> Material to process
begin
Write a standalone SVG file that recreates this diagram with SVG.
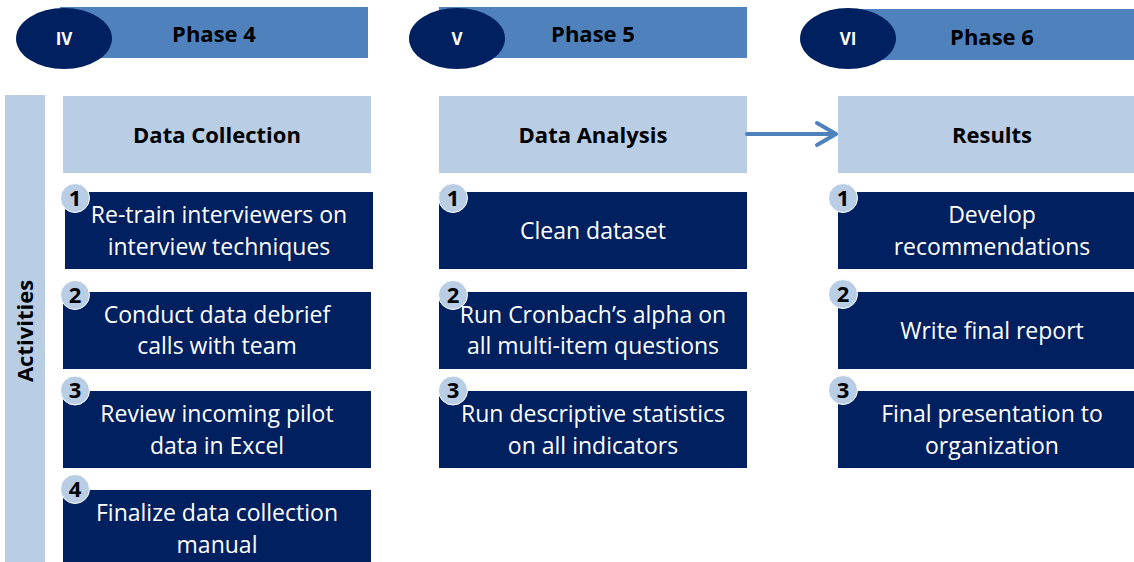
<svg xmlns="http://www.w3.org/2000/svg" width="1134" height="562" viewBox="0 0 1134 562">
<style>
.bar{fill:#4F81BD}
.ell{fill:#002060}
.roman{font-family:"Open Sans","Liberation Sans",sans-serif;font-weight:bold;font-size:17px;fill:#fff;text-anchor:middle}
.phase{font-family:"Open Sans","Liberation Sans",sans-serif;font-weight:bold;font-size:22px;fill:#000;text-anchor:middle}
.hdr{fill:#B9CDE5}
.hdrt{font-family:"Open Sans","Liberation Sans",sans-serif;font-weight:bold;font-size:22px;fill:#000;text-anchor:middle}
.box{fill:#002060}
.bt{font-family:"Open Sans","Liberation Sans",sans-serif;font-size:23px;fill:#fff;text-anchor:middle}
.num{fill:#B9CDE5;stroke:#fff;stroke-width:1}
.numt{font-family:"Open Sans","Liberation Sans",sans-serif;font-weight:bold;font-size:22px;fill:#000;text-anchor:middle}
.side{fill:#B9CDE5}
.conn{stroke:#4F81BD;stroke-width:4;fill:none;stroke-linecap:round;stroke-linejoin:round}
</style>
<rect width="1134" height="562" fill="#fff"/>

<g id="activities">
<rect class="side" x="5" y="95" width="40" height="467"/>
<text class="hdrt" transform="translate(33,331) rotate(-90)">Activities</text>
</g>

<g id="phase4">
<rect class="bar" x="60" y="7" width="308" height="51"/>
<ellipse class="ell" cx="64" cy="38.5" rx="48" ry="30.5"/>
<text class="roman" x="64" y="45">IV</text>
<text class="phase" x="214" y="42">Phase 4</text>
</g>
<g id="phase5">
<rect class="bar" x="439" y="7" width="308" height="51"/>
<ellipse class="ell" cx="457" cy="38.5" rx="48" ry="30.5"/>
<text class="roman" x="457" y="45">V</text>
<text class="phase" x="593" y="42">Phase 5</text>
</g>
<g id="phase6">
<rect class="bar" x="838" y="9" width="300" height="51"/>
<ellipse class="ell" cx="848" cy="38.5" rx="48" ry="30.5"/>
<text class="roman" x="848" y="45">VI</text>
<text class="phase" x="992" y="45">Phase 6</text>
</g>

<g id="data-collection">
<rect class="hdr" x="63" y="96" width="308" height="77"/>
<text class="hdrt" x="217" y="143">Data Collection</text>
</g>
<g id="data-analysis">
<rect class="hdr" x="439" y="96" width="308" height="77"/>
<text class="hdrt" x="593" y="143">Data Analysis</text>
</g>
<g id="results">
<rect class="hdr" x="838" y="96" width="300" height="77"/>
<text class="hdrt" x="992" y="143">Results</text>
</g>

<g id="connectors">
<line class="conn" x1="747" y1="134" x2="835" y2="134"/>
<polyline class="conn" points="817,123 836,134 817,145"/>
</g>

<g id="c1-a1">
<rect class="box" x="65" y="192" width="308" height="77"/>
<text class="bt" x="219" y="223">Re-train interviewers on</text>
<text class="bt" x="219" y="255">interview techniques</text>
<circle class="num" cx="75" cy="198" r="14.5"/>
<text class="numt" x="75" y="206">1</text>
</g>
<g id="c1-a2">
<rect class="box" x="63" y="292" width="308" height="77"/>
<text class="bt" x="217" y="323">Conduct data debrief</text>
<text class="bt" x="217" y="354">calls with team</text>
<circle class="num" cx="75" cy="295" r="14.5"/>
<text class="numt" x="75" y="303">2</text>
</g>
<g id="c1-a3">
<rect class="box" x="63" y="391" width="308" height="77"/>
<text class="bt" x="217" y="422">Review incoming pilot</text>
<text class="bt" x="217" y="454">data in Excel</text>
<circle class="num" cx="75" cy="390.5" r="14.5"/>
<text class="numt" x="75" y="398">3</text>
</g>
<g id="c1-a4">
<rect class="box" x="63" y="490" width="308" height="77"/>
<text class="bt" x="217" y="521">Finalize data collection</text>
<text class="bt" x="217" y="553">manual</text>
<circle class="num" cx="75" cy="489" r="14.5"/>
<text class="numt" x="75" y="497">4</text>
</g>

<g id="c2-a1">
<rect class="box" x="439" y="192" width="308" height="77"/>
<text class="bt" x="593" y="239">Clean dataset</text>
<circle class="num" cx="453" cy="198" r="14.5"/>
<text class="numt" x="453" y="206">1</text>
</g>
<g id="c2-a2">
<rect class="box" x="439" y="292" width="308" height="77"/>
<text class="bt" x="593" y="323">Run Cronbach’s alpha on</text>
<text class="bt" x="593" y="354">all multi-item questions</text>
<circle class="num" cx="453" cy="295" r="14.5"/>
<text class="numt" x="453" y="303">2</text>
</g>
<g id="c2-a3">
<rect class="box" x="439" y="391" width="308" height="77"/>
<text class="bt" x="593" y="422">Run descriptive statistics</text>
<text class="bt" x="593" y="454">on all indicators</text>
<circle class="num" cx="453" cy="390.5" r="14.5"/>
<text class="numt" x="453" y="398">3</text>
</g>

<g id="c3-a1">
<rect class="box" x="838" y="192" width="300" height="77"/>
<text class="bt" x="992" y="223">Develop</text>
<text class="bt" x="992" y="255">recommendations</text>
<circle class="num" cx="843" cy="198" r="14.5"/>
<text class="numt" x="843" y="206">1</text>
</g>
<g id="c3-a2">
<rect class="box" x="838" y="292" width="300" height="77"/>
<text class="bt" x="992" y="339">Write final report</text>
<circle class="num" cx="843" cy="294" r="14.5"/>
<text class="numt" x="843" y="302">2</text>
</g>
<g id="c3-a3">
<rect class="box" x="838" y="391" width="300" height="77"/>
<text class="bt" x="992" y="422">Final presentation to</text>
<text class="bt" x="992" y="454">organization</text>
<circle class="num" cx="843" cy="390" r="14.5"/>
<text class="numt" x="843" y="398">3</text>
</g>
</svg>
end
begin
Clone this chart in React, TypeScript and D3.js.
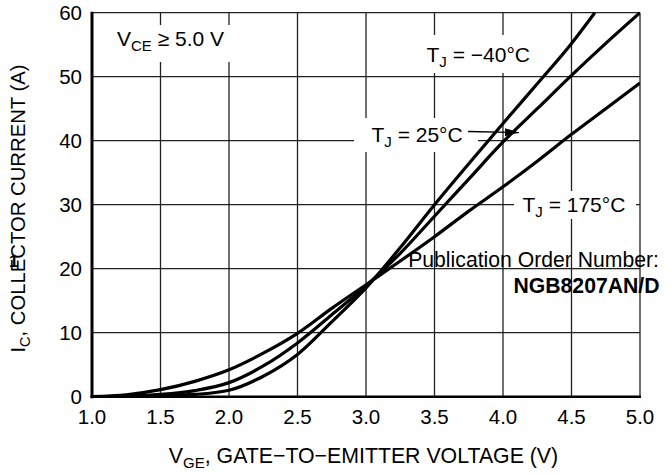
end
> Brief
Go through the preceding material and copy each line that has the word "this".

> Answer below
Write a standalone SVG file that recreates this diagram with SVG.
Clone this chart in React, TypeScript and D3.js.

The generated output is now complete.